For credit unions, automation offers the ability to convert labor-intensive, manual, and relatively more error-prone human tasks into processes that are completed with technical tools. As these technical tools evolve—from apps and APIs to agents and AI bots—so does their capacity to operate increasingly complex workflows and customer lifecycles.

Many businesses stand to gain from automating many internal processes. But institutions like credit unions could disproportionately benefit from the ability of automation to “liberate” human workers from mundane tasks and enable them to participate in more higher-order activities. These include delivering better, more personalized engagement to members.

“Better authentication for diverse memberships”

How do the authentication needs differ for a credit union with a sizable number of members over the age of 70+? What about a credit union with a large number of Spanish-speaking members? How about a credit union with a special commitment to serving members with disabilities?

Unlike many other financial institutions, credit unions are often as unique as the members who make them. In case after case, we can draw a straight line from the communities of farmers, teachers, and small business owners who first launched their financial cooperatives decades ago directly to the present-day communities benefiting from the growth and success of those institutions right now.

Fintechs that help credit unions carry out their unique missions are the kind of partners that credit unions are looking for. Beyond avoiding one-size-fits-all approaches to providing solutions, fintechs should strive to understand not only what their credit union partner does, but what it values most. One fintech’s niche offering could be a decisive ingredient in helping a credit union fulfill its mission to its members.

“Better support for third-party integrations”

The opportunities—and challenges— of third-party integrations have become all too clear for most in fintech and financial services. While the rewards of getting it right have almost become table stakes, the penalties for getting it wrong remain powerful—and painful. The prospect of a less aggressive regulatory environment for financial services companies in the US only adds another level of uncertainty.

Along with empowering technologies like AI and AI-powered automation, third-party partnerships and integrations are a key way for credit unions to leverage creativity, hard work, and good decision-making to “punch above their weight” and compete with larger rivals. Additionally, providing better support for third-party integrations helps ensure that credit unions stay on the right side of regulatory scrutiny, and remain their community’s trusted financial partner.

“Better technology / credit union culture compatibility”
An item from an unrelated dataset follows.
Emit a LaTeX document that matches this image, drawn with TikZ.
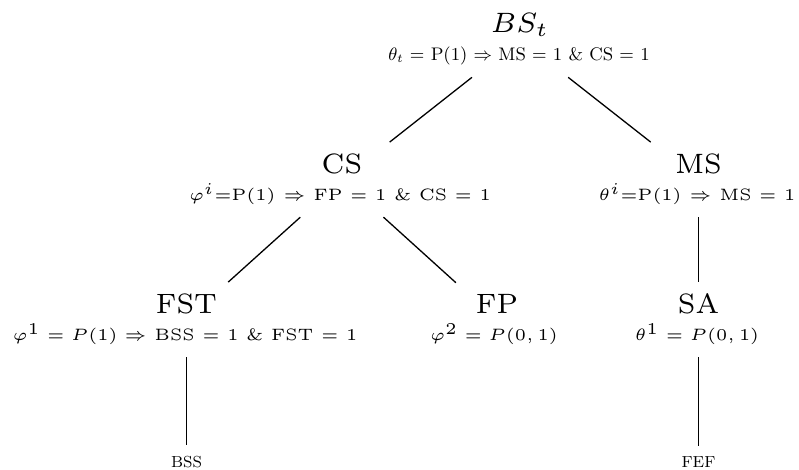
\documentclass[tikz,border=0pt]{standalone}
\usetikzlibrary{fit}
\newcommand\titlesz{\fontsize{7}{8.5}\selectfont}
\newcommand\subsz{\fontsize{5}{6}\selectfont}
\newcommand\topsz{\fontsize{9.1}{11}\selectfont}
\newcommand\leafsz{\fontsize{8}{10}\selectfont}
\tikzset{
  txt/.style={inner sep=0pt, anchor=base},
  ttl/.style={txt, font=\titlesz, scale=2},
  subt/.style={txt, font=\subsz, scale=1.65},
  topsub/.style={txt, font=\topsz},
  grp/.style={inner xsep=40pt, inner ysep=5.5pt},
  leaf/.style={inner xsep=2pt, inner ysep=5.5pt, anchor=base, font=\leafsz},
  edge/.style={draw, line width=0.65pt}
}
\begin{document}
\begin{tikzpicture}[x=0.5pt, y=-0.5pt]
\useasboundingbox (0,0) rectangle (799,470);
% root
\node[ttl] (bstT) at (520,33) {$BS_t$};
\node[topsub] (bstS) at (519,61) {$\theta_t$ = P(1) $\Rightarrow$ MS = 1 \& CS = 1};
\node[grp, fit=(bstT)(bstT|-bstS.south)] (bst) {};
% level 1
\node[ttl] (csT) at (342,174) {CS};
\node[subt] (csS) at (340,201) {$\varphi^i$=P(1) $\Rightarrow$ FP = 1 \& CS = 1};
\node[grp, fit=(csT)(csT|-csS.south)] (cs) {};
\node[ttl] (msT) at (698.5,174) {MS};
\node[subt] (msS) at (697,201) {$\theta^i$=P(1) $\Rightarrow$ MS = 1};
\node[grp, fit=(msT)(msT|-msS.south)] (ms) {};
% level 2
\node[ttl] (fstT) at (186.5,314) {FST};
\node[subt] (fstS) at (185,341) {$\varphi^1 = P(1) \Rightarrow$ BSS = 1 \& FST = 1};
\node[grp, fit=(fstT)(fstT|-fstS.south)] (fst) {};
\node[ttl] (fpT) at (497,314) {FP};
\node[subt] (fpS) at (494,341) {$\varphi^2 = P(0,1)$};
\node[grp, fit=(fpT)(fpT|-fpS.south)] (fp) {};
\node[ttl] (saT) at (698.5,314) {SA};
\node[subt] (saS) at (697,341) {$\theta^1 = P(0,1)$};
\node[grp, fit=(saT)(saT|-saS.south)] (sa) {};
% leaves
\node[leaf] (bss) at (186.5,468) {BSS};
\node[leaf] (fef) at (698.5,468) {FEF};
% edges
\draw[edge] (bst) -- (cs);
\draw[edge] (bst) -- (ms);
\draw[edge] (cs) -- (fst);
\draw[edge] (cs) -- (fp);
\draw[edge] (ms) -- (sa);
\draw[edge] (fst) -- (bss);
\draw[edge] (sa) -- (fef);
\end{tikzpicture}
\end{document}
Underscoring the diversity of credit unions, one industry representative highlighted the fact that not every credit union wants every new fintech product or service. This credit union executive was referring specifically to Buy Now, Pay Later (BNPL) products, and his concern that offering the products could be considered a more general endorsement of BNPL by the credit union.

Whether it is alternative lending solutions, innovative payout services, digital assets, or other new fintech products, providers should be mindful of the culture of the credit union they are seeking to partner with. Even when the potential feature or service appears uncontroversial—such as a new, gamified interface designed to engage younger users—there is the possibility of a poor fit if the culture and current goals of the credit union are not just taken into consideration, but put front and center.